Pero antes de que perdamos definitivamente el hilo del artículo volvamos a Luisgé y a Woody Allen. La novela del primero, la mencionada “Cien noches”, forma de algún modo un díptico con su ensayo “El mundo feliz”, que, como ya he dicho alguna vez en esta revista, me pareció valiente y muy desafiante. En estos tiempos febles que habitamos, decir que la vida es un sumidero de mierda no es, desde luego, nada mainstream. La corriente principal no va por ahí. El nihilismo extremo no es el que predomina, sino en todo caso un nihilismo multicolor de baja intensidad, que trata de disfrazar su nada con ideales políticos melifluos, tales como la fraternidad universal, el multiculturalismo o el veganismo transgénero, que si no existe estará al caer.

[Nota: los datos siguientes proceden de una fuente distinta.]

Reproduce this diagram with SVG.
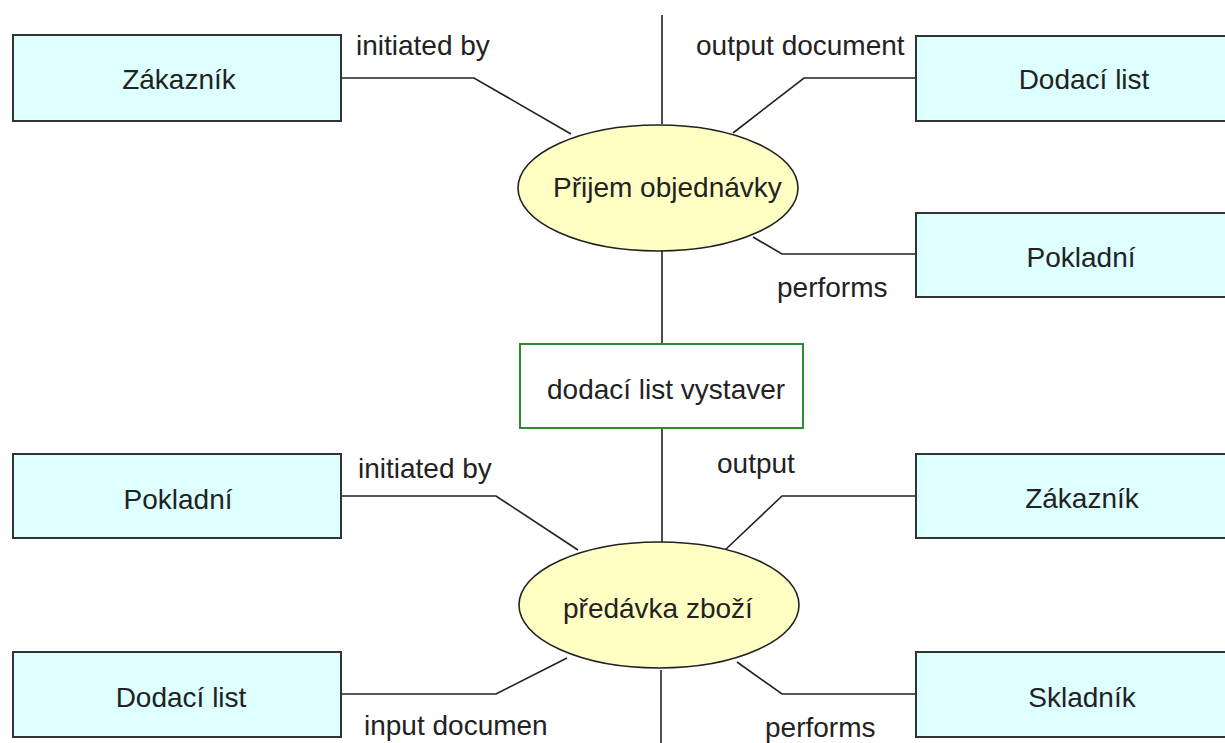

Debo decir que “Cien noches” (premio Herralde 2020) no me ha interesado tanto como el ensayo, sin negar la eficacia de su prosa, la destreza técnica del autor y algunos hallazgos de una trama que incorpora al pesimismo general de su visión cierto escepticismo, algo más específico, centrado en las relaciones afectivas y sexuales. “Cien noches” constituye una especie de experimento narrativo que incluye, a modo de relato mise en abyme, un experimento sociológico y psicológico -casi de laboratorio- orientado a confirmar la imposibilidad del ideal romántico de la fidelidad. La conclusión podría ser que tal meta no sólo resulta imposible sino, además, contraria a nuestra verdadera naturaleza, y por lo tanto indeseable.
En cuanto a Woody Allen, todo queda dicho en un párrafo cargado con trinitrotolueno al principio del libro: “Por fin llego al mundo. Un mundo en el que jamás me sentiré cómodo, jamás aprobaré ni perdonaré.” Su visión de la vida está clara. Es decir: tremendamente oscura. Y no tardó en convertirla, de hecho, en el centro de sus comedias (“La última noche de Boris Grushenko”) y de sus dramas, hasta esa cima que representa “Delitos y faltas” (probablemente la obra cumbre del cine occidental del último cuarto del siglo XX, sólo con permiso de “El Padrino” de Coppola y “Fanny y Alexander” de Ingmar Bergman) y “Match Point”, estrenada ya en este atribulado siglo en el que nos adentramos saltando de charco en charco hasta la catástrofe final.
Como tengo bastante claro que mis lectores no van a permitir que me marche del artículo sin declarar mi propia opinión sobre la literatura nihilista, ni siquiera voy a intentar escabullirme. ¿Está justificado escribir para decir que nada merece la pena? Mi respuesta no puede ser simple, sin embargo voy a intentar simplificarla al máximo. Desde dentro del nihilismo no puede encontrarse justificación, pero desde fuera, sí. Paradoja sobre paradoja. El axioma tácito fundacional de la literatura (de cualquier forma de literatura) es que todo lo que pueda decirse debe ser dicho del modo más virtuoso posible. Pero ese principio sólo será válido si el lenguaje, como el Logos de Heráclito y de San Juan, se remite a una instancia trascendente, a un fundamento de la realidad más allá de la verdad en sentido empírico. Únicamente en ese caso la palabra no es absorbida y destruida por la nada en el momento mismo de ser escrita o pronunciada; sólo entonces tiene algún sentido la afirmación de que el lenguaje debe agotar todas sus posibilidades, ya que en la biblioteca cósmica todo texto argumentativo se enfrenta a su posible refutación, como lo sugiere Borges en su vertiginoso relato “La biblioteca de Babel”. En ese caso (y sólo en ese caso) todo aquello que se pueda sentir o pensar debe ser expresado, incluso aquello que cae en la cancelada categoría de lo absurdo. Únicamente sobre la base de esa trascendencia cabe atribuir a toda experiencia humana –incluso a la puramente negativa- cierto valor. El escepticismo burlón de Hamlet (words, words, words) quintaesencia la demoledora conclusión de Macbeth: “La vida es un cuento de ruido y furia contado por un idiota con gran aparato y que nada significa”. La última estación del recorrido sería “Breath”, de Samuel Beckett; ahí ya, coherentemente, fuera de los límites del lenguaje.